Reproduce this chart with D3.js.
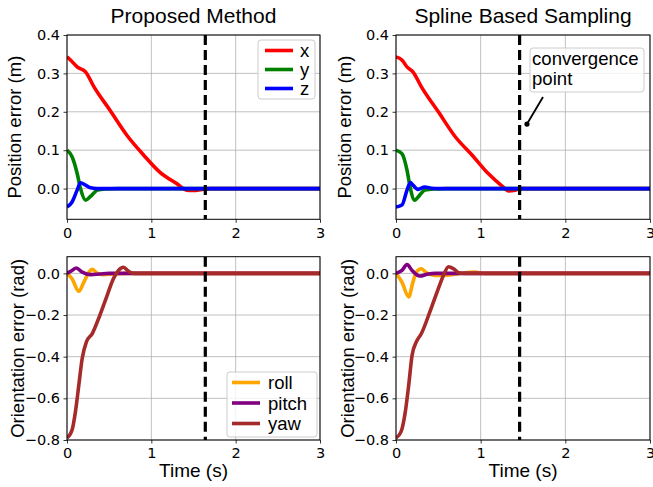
<!DOCTYPE html>
<html>
<head>
<meta charset="utf-8">
<script src="https://cdn.jsdelivr.net/npm/d3@7"></script>
<style>
  body { margin: 0; background: #fff; }
  svg { display: block; }
  .lbl { font-family: "Liberation Sans", Arial, sans-serif; fill: #000; }
  .tick text { font-family: "DejaVu Sans", sans-serif; font-size: 14.5px; fill: #000; }
</style>
</head>
<body>
<svg id="chart" width="653" height="487"></svg>
<script>
// ---- data: [time (s), error] ----
var xTicks = [0, 1, 2, 3];
var posTicks = [0, 0.1, 0.2, 0.3, 0.4];
var oriTicks = [-0.8, -0.6, -0.4, -0.2, 0.0];
var titles = ["Proposed Method", "Spline Based Sampling"];
var convergence = [1.64, 1.46];

// proposed method, position
var propX = [[0,0.343],[0.05,0.333],[0.12,0.317],[0.22,0.304],[0.32,0.265],[0.51,0.204],[0.71,0.139],[0.91,0.087],[1.1,0.043],[1.3,0.013],[1.42,-0.004],[1.5,-0.005],[1.6,-0.002],[1.7,0],[3,0]];
var propY = [[0,0.1],[0.06,0.083],[0.12,0.04],[0.16,0],[0.22,-0.03],[0.28,-0.02],[0.36,-0.004],[0.45,-0.001],[0.6,0],[3,0]];
var propZ = [[0,-0.048],[0.06,-0.035],[0.12,-0.004],[0.16,0.015],[0.22,0.009],[0.28,0.002],[0.35,0],[3,0]];
// spline based sampling, position
var splX = [[0,0.343],[0.07,0.335],[0.13,0.317],[0.2,0.304],[0.3,0.265],[0.5,0.2],[0.7,0.135],[0.9,0.087],[1.09,0.039],[1.25,0.007],[1.33,-0.006],[1.41,-0.004],[1.48,0],[3,0]];
var splY = [[0,0.1],[0.07,0.091],[0.13,0.048],[0.17,0],[0.22,-0.03],[0.28,-0.017],[0.34,-0.004],[0.45,-0.001],[0.6,0],[3,0]];
var splZ = [[0,-0.048],[0.07,-0.043],[0.13,-0.004],[0.17,0.016],[0.2,0.009],[0.26,-0.002],[0.34,0.004],[0.42,0.001],[0.5,0],[3,0]];
// proposed method, orientation
var propRoll = [[0,0],[0.06,-0.026],[0.14,-0.086],[0.2,-0.042],[0.26,0.006],[0.3,0.019],[0.36,0],[0.43,-0.006],[0.55,-0.003],[0.7,0],[3,0]];
var propPitch = [[0,0],[0.06,0.014],[0.11,0.026],[0.18,0.006],[0.28,-0.006],[0.39,-0.003],[0.5,0],[3,0]];
var propYaw = [[0,-0.79],[0.06,-0.752],[0.1,-0.664],[0.14,-0.537],[0.18,-0.409],[0.23,-0.329],[0.3,-0.289],[0.39,-0.201],[0.47,-0.113],[0.55,-0.026],[0.61,0.014],[0.67,0.029],[0.73,0.01],[0.79,0],[3,0]];
// spline based sampling, orientation
var splRoll = [[0,0],[0.07,-0.042],[0.15,-0.113],[0.2,-0.042],[0.24,0.006],[0.3,0.022],[0.36,0.003],[0.46,-0.01],[0.66,-0.006],[0.8,0.002],[0.93,0.006],[1.05,0],[3,0]];
var splPitch = [[0,0],[0.07,0.014],[0.13,0.042],[0.19,0.014],[0.28,-0.013],[0.38,-0.003],[0.46,0],[3,0]];
var splYaw = [[0,-0.79],[0.06,-0.76],[0.11,-0.664],[0.15,-0.537],[0.19,-0.393],[0.24,-0.329],[0.3,-0.289],[0.4,-0.185],[0.5,-0.073],[0.56,-0.01],[0.62,0.032],[0.68,0.022],[0.74,0.003],[0.8,0],[3,0]];

var posNames = ["x", "y", "z"], posColors = ["red", "green", "blue"];
var oriNames = ["roll", "pitch", "yaw"], oriColors = ["orange", "purple", "brown"];

var svg = d3.select("#chart");

var cols = [{x0: 67, x1: 320, ylab: 21}, {x0: 396, x1: 650, ylab: 351}];
var rows = [{y0: 35, y1: 219.3, dom: [-0.08, 0.4], ticks: posTicks, label: "Position error (m)"},
            {y0: 256.7, y1: 440, dom: [-0.8, 0.08], ticks: oriTicks, label: "Orientation error (rad)"}];

var panels = [
  {c: 0, r: 0, series: [propX, propY, propZ], colors: posColors},
  {c: 1, r: 0, series: [splX, splY, splZ], colors: posColors},
  {c: 0, r: 1, series: [propRoll, propPitch, propYaw], colors: oriColors},
  {c: 1, r: 1, series: [splRoll, splPitch, splYaw], colors: oriColors}
];

panels.forEach(function(p, i) {
  var c = cols[p.c], r = rows[p.r];
  var x = d3.scaleLinear().domain([0, 3]).range([c.x0, c.x1]);
  var y = d3.scaleLinear().domain(r.dom).range([r.y1, r.y0]);
  p.x = x; p.y = y;
  var g = svg.append("g");

  // grid
  g.selectAll(".gx").data(xTicks).enter().append("line")
    .attr("x1", d => x(d)).attr("x2", d => x(d)).attr("y1", r.y0).attr("y2", r.y1)
    .attr("stroke", "#b0b0b0").attr("stroke-width", 0.8);
  g.selectAll(".gy").data(r.ticks).enter().append("line")
    .attr("y1", d => y(d)).attr("y2", d => y(d)).attr("x1", c.x0).attr("x2", c.x1)
    .attr("stroke", "#b0b0b0").attr("stroke-width", 0.8);

  svg.append("clipPath").attr("id", "clip" + i).append("rect")
    .attr("x", c.x0).attr("y", r.y0).attr("width", c.x1 - c.x0).attr("height", r.y1 - r.y0);

  var line = d3.line().x(d => x(d[0])).y(d => y(d[1])).curve(d3.curveMonotoneX);
  var plot = g.append("g").attr("clip-path", "url(#clip" + i + ")");
  p.series.forEach(function(s, k) {
    plot.append("path").datum(s).attr("d", line)
      .attr("fill", "none").attr("stroke", p.colors[k]).attr("stroke-width", 3.6)
      .attr("stroke-linejoin", "round").attr("stroke-linecap", "butt");
  });
  // convergence line
  plot.append("line")
    .attr("x1", x(convergence[p.c])).attr("x2", x(convergence[p.c]))
    .attr("y1", r.y0).attr("y2", r.y1)
    .attr("stroke", "#000").attr("stroke-width", 3.2).attr("stroke-dasharray", "10,5");

  // axes
  var ax = g.append("g").attr("transform", "translate(0," + r.y1 + ")")
    .call(d3.axisBottom(x).tickValues(xTicks).tickFormat(d3.format("d")).tickSize(3.5).tickPadding(3.5));
  var ay = g.append("g").attr("transform", "translate(" + c.x0 + ",0)")
    .call(d3.axisLeft(y).tickValues(r.ticks).tickFormat(d3.format(".1f")).tickSize(3.5).tickPadding(3.5));
  [ax, ay].forEach(function(a) {
    a.select(".domain").remove();
    a.selectAll(".tick line").attr("stroke", "#000").attr("stroke-width", 0.8);
  });
  ax.selectAll(".tick text").attr("dy", "0.78em");
  g.append("rect").attr("x", c.x0).attr("y", r.y0).attr("width", c.x1 - c.x0).attr("height", r.y1 - r.y0)
    .attr("fill", "none").attr("stroke", "#000").attr("stroke-width", 1);

  // y label
  var yl = p.r === 0 ? c.ylab : c.ylab + 3;
  g.append("text").attr("class", "lbl")
    .attr("transform", "translate(" + yl + "," + (r.y0 + r.y1) / 2 + ") rotate(-90)")
    .attr("text-anchor", "middle").attr("font-size", 18.5).text(r.label);

  if (p.r === 0) {
    g.append("text").attr("class", "lbl").attr("x", (c.x0 + c.x1) / 2).attr("y", 23)
      .attr("text-anchor", "middle").attr("font-size", 21).text(titles[p.c]);
  } else {
    g.append("text").attr("class", "lbl").attr("x", (c.x0 + c.x1) / 2).attr("y", 477)
      .attr("text-anchor", "middle").attr("font-size", 19).text("Time (s)");
  }
});

// legends
function legend(names, colors, bx, by, bw, bh, step, lx, tx) {
  var lg = svg.append("g");
  lg.append("rect").attr("x", bx).attr("y", by).attr("width", bw).attr("height", bh)
    .attr("rx", 3).attr("fill", "#fff").attr("fill-opacity", 0.8)
    .attr("stroke", "#cccccc").attr("stroke-width", 1);
  names.forEach(function(n, k) {
    var cy = by + 10.5 + step * k;
    lg.append("line").attr("x1", lx).attr("x2", lx + 28).attr("y1", cy).attr("y2", cy)
      .attr("stroke", colors[k]).attr("stroke-width", 3.6);
    lg.append("text").attr("class", "lbl").attr("x", tx).attr("y", cy + 6.5)
      .attr("font-size", 18.5).text(n);
  });
}
legend(posNames, posColors, 258, 40, 57, 59, 19, 265, 300);
legend(oriNames, oriColors, 227, 372, 90, 65, 20.5, 232, 268);

// annotation on spline panel
var pa = panels[1];
var ann = svg.append("g");
var tip = [pa.x(1.547), pa.y(0.168)];
ann.append("line").attr("x1", 543).attr("y1", 97).attr("x2", tip[0]).attr("y2", tip[1])
  .attr("stroke", "#000").attr("stroke-width", 1.8);
ann.append("circle").attr("cx", tip[0]).attr("cy", tip[1]).attr("r", 2.6).attr("fill", "#000");
ann.append("rect").attr("x", 530).attr("y", 48).attr("width", 114).attr("height", 44)
  .attr("rx", 3).attr("fill", "#fff").attr("fill-opacity", 0.8)
  .attr("stroke", "#cccccc").attr("stroke-width", 1);
ann.append("text").attr("class", "lbl").attr("x", 532).attr("y", 65).attr("font-size", 18.6).text("convergence");
ann.append("text").attr("class", "lbl").attr("x", 532).attr("y", 85).attr("font-size", 18.6).text("point");
</script>
</body>
</html>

# # # #

Leave out the pictures, then repeat the listing above exactly from its first line to the line with "var convergence = [1.64, 1.46];", inclusive.

Reproduce this chart with D3.js.
<!DOCTYPE html>
<html>
<head>
<meta charset="utf-8">
<script src="https://cdn.jsdelivr.net/npm/d3@7"></script>
<style>
  body { margin: 0; background: #fff; }
  svg { display: block; }
  .lbl { font-family: "Liberation Sans", Arial, sans-serif; fill: #000; }
  .tick text { font-family: "DejaVu Sans", sans-serif; font-size: 14.5px; fill: #000; }
</style>
</head>
<body>
<svg id="chart" width="653" height="487"></svg>
<script>
// ---- data: [time (s), error] ----
var xTicks = [0, 1, 2, 3];
var posTicks = [0, 0.1, 0.2, 0.3, 0.4];
var oriTicks = [-0.8, -0.6, -0.4, -0.2, 0.0];
var titles = ["Proposed Method", "Spline Based Sampling"];
var convergence = [1.64, 1.46];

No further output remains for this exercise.